Sentience is the ability to feel or perceive. Another definition commonly used for 'sentience' is to be aware of oneself, or to know that one exists.
In the philosophy of animal rights sentience is commonly seen as the ability to experience suffering. The Eighteenth Century philosopher Jeremy Bentham raised the issue of animal suffering in An Introduction to the Principles of Morals and Legislation: "The French have already discovered that the blackness of the skin is no reason why a human being should be abandoned without redress to the caprice of a tormentor.... What else is it that should trace the insuperable line? Is it the faculty of reason, or, perhaps, the faculty of discourse? But a full-grown horse or dog is beyond comparison a more rational, as well as a more conversable animal, than an infant of a day, or a week, or even a month, old. But suppose the case were otherwise, what would it avail? the question is not, Can they reason? nor, Can they talk? but, Can they suffer?"
The issue of sentience also frequently arises in science fiction, stories describing robots or computers with artificial intelligence. Some science fiction uses the term sentience to describe a species with human-like intelligence, but the proper term for this is sapience.
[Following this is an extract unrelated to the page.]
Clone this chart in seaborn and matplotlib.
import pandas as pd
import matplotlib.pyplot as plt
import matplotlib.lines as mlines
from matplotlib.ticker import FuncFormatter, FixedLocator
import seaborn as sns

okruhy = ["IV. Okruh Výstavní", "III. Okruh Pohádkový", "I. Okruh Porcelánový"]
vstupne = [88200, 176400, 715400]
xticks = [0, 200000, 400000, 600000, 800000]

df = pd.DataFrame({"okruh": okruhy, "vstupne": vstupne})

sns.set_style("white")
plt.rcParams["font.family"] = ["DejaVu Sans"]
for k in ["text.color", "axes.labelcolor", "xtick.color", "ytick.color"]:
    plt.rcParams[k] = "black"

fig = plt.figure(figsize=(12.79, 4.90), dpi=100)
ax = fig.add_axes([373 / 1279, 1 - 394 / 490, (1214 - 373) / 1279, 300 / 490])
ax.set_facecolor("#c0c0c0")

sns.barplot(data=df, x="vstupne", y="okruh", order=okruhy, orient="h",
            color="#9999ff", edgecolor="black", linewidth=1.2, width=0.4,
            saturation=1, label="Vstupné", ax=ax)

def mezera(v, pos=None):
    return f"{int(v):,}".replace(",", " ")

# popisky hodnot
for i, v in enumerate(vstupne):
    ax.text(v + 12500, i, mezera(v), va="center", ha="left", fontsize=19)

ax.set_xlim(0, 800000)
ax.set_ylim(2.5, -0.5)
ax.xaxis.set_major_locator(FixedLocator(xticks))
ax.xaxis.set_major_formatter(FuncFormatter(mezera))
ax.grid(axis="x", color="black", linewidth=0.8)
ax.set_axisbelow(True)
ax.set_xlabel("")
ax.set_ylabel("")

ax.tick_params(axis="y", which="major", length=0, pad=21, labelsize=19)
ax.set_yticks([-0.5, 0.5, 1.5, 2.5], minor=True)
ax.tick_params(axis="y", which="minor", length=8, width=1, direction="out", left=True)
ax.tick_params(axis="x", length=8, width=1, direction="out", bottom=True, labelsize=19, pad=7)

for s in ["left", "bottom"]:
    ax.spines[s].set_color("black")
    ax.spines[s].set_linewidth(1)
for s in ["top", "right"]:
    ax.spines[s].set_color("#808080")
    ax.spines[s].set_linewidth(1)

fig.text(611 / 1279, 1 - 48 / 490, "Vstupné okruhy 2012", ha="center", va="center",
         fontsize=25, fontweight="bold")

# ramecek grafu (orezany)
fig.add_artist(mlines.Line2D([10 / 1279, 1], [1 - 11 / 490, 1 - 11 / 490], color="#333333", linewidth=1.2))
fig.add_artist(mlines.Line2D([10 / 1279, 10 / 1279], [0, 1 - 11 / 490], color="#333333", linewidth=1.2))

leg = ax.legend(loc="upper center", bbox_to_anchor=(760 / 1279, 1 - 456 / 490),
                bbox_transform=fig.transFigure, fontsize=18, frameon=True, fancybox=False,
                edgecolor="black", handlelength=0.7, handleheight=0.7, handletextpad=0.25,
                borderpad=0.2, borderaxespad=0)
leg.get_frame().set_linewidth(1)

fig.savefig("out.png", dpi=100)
Eastern religions including Buddhism and Jainism recognize nonhuman beings as sentient beings. In Jainism, this is closely related to the concept of ahimsa, nonviolence toward other beings. In Mahayana Buddhism, including Zen and Tibetan Buddhism, the concept is related to the Bodhisattva, an enlightened being devoted to the liberation of others. The first vow of a Bodhisattva states: "Sentient beings are numberless; I vow to free them."